The thing about Al was he compelled you to write—the written word oozed out of his pores and was supposed to ooze out of yours. If you had a killer calculus exam one week and saw Al coming toward you, you crossed the street to avoid his inevitable question: “What are you writing this week?” He kept track of you through all four years and hoped you would not disappoint him. In my freshman year, his star senior writer was John Coyne, a standard that you felt you had to attain! John has gone on to write more books than I have, drawing regularly on his experiences in the Peace Corps. His most recent book, 4.5 stars on Amazon’s 5-star scale, is The Caddie Who Knew Ben Hogan, published by St. Martin’s and due out in paperback this month. Tough row to hoe!

All of us who studied under Al never forgot him nor did he forget us. We were often invited to his home in a gentrified section of St. Louis. In 1987 he invited me to give the “Montesi Lecture,” an endowed engagement. I was proud to be chosen—but I had forgotten one thing over the years. He was a horrible driver, his mind always on writing. The following day he “drove” me to see the Remington traveling exhibition at the St. Louis Art Museum in Forest Park. He was a small man who viewed the road through the space under the top of the steering wheel and the dashboard. He always bought used cars, the biggest boats from the past. Lane lines on the roadway were as meaningless as Morse Code to Al. He swam all over them. Kingshighway Blvd., the major north-south artery at midtown, had four lanes in each direction. Al haphazardly used all four and, at times, parts of a fifth. Serenading horns were in continual concert—you felt you were an American in Paris (or at least in St. Louis). Al would roll down his window, stick his arm out, and gesture obscenely at anyone who leaned on his or hers too long for his taste. All the while he was talking to his terrified passengers about writing. From Memphis, Al had little tolerance for the honking of minority drivers. They received shouted epithets as well as obscene gestures. Al’s passengers ducked down below the windows. Al was no racist for he treated minority students the same as he did the rest of us. Streets just were something Al owned. Even white kids, pedaling in the bike lane, were cursed if Al felt he needed to be in it for some reason.

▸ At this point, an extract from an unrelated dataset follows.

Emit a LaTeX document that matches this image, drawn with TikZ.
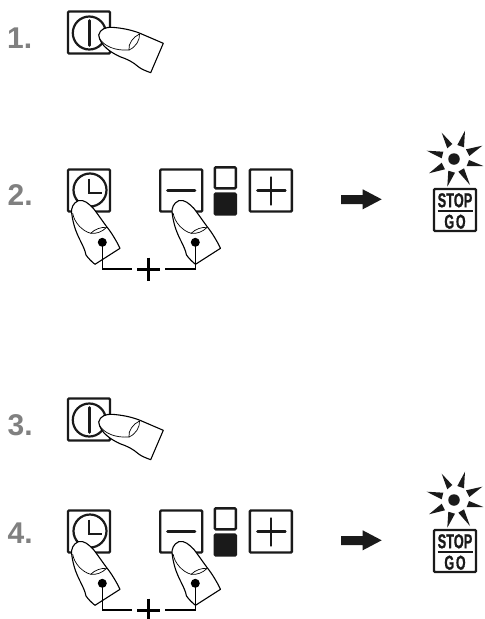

The worst were turns. He would make left turns out of the center lane and wind up in the oncoming traffic lane of the street he was aiming to enter. None of this interrupted his chatter about writing. Al lived and breathed writing. Driving was simply an annoyance that he was compelled by Fate to have to endure. Twenty years of not seeing Al had darkened my memory of this fact.

But not of Crazy Al Montesi. Every time I write, his spirit crosses mind. One day he introduced me to the work of a “fine new writer,” William Styron, upon whom I much later wrote an award-winning book. On November 2, 2006, Styron died at the age of 81. On the very same day, Al Montesi passed away. I cannot tell you how old he was; nobody ever seemed to know. I could not write that day or for several days after.